Только что узнал, что, кажется, в конце августа Бадаевым пересланы для меня в Ворогово (Енисейский уезд) не то 20, не то 25 рублей. Сообщаю, что я их не получил еще и, должно быть, не получу до весны. За все свое пребывание в туруханской ссылке получил всего 44 руб. из-за границы и 25 руб. от Петровского. Больше я ничего не получал. Иосиф».
В своей рабочей тетради Ю. В. сразу после прочтения письма написал:
«Это письмо можно долго и сладостно комментировать, но нет места и нет времени, пусть этим займутся другие когда-нибудь...»
Сталин не знал, как отплатить Словатинской за ее доброту и помощь. В 1937 году он нашел способ благодарности.
У Словатинской были арестованы сын, дочь, муж дочери... Она осталась одна с двумя малолетними внуками. Но эти события не поколебали ее преданности идеалам коммунизма и лично товарищу Сталину.
Ее внук Юрий Трифонов читал воспоминания Словатинской «со смешанным чувством изумления и горечи». Но, может быть, кто знает, какой-то отсвет давних годов, давних отношений уберег Ю. В. и его сестру от участи многих детей «врагов народа».
Итак, премия третьей степени.

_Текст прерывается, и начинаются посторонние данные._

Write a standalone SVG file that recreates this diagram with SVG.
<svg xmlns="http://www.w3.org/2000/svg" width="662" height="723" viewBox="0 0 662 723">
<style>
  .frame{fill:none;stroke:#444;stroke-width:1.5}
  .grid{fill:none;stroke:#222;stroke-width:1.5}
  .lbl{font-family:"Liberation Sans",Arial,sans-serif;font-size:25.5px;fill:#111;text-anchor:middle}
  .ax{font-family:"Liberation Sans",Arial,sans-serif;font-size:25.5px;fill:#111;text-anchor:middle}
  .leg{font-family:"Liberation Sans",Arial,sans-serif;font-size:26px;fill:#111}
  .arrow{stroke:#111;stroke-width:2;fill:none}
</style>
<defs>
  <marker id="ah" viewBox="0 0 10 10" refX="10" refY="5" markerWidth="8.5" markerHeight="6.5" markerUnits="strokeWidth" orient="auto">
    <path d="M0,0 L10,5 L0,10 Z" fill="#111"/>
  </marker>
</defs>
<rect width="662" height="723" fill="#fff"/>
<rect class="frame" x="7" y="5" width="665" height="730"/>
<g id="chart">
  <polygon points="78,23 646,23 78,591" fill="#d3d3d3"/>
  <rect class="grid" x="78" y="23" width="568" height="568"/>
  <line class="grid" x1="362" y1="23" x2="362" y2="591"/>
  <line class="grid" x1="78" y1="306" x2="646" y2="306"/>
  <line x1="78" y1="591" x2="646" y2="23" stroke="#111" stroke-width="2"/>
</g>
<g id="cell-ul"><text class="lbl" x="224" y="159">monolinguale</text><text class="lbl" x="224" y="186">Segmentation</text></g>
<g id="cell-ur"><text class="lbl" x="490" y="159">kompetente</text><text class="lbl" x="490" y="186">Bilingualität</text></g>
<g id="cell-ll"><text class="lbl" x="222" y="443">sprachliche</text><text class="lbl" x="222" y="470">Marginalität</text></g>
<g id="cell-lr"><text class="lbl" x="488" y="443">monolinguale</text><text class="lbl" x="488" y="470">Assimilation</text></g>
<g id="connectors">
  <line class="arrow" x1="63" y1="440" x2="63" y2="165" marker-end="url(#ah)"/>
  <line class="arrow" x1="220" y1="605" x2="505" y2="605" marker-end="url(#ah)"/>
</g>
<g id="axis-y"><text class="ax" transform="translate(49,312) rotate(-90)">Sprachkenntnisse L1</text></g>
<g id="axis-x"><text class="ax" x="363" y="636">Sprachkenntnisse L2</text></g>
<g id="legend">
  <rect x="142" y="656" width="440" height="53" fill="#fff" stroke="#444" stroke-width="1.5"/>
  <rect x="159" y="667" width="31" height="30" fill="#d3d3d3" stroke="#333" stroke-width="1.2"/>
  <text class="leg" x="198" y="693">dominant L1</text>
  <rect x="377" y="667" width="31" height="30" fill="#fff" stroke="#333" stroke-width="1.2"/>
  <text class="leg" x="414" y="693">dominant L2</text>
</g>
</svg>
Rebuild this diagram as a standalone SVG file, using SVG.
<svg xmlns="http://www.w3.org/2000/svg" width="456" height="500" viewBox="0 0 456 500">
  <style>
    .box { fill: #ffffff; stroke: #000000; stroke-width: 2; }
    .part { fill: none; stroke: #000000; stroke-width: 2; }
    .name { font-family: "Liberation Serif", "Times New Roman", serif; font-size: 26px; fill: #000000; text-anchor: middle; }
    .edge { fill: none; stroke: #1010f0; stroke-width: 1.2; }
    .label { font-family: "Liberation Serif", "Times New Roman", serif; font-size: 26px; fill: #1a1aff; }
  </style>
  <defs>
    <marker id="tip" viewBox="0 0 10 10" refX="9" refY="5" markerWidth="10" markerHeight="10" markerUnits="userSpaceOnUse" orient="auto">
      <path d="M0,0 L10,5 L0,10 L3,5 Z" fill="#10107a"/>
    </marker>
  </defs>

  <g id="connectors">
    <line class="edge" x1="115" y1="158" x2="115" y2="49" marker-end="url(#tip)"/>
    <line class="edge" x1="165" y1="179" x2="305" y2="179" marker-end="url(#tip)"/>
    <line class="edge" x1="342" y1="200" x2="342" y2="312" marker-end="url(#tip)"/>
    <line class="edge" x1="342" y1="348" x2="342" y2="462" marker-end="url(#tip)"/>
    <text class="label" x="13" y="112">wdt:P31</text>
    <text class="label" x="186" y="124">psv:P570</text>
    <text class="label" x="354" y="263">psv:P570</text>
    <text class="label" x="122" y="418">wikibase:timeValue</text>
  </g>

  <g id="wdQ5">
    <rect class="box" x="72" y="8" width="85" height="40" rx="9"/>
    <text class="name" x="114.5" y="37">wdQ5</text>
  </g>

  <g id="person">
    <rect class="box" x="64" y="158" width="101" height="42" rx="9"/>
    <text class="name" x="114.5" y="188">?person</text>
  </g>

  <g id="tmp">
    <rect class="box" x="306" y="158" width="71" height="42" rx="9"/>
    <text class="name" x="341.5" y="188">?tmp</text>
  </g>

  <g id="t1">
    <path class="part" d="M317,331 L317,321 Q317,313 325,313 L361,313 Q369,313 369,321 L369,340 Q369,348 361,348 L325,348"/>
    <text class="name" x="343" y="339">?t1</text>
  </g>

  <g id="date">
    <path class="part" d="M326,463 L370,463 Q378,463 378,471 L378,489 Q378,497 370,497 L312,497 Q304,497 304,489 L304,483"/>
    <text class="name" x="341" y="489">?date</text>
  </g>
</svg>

Он стал знаменит. О романе «Студенты» писали статьи, устраивали читательские конференции; голова кружилась. Иногда он общался с Твардовским, они даже сиживали вместе в знаменитом пивном баре, что был когда-то на площади Пушкина, там, где теперь пустое место напротив памятника. «И пустое место, где мы любили», – вспоминаю я каждый раз строчку из Бродского.
В начале пятидесятых Ю. В. женился на солистке Большого театра Нине Нелиной, был счастлив, известен и относительно богат. Пожалуй, в те времена и возникли первые враги. Ю. В. вспоминал потом, как ехал в лифте со своим ровесником, тоже начинающим писателем К. и нечаянно поймал ненавидящий взгляд коллеги. Впрочем, ненависть могла происходить и по другой причине: скажем так – по причине «нечистокровности» Ю. В. Отец его был донской казак, мать – еврейка.
«А ты, очкастый, проходи мимо! У очкастых собачья кровь! А ты, полуочкастый, проходи мимо! У полуочкастых кошачья кровь!» (Ю. Трифонов «Время и место»). Мне пришлось слышать, как в Институте мировой литературы критик В. Кожинов рассуждал о том, что самые опасные – это полукровки, такие, как Трифонов, например, они опаснее даже Эренбурга.
Получив премию, Ю. В. купил машину «Победа», но ездить на ней не захотел и вскоре продал без сожаления – понадобились деньги.
Но одно воспоминание томило его всю жизнь: на деньги из этой же премии он купил подарок вернувшейся из лагеря матери – огромную палехскую шкатулку. Притащил домой, ввалился торжественно на кухню, хотел сказать: «Вот вам штучки-дрючки с нашей получки» и осекся. Мать и сестра в застиранных и залатанных домашних платьях сидели у кухонного стола и ели со сковородки жареную картошку.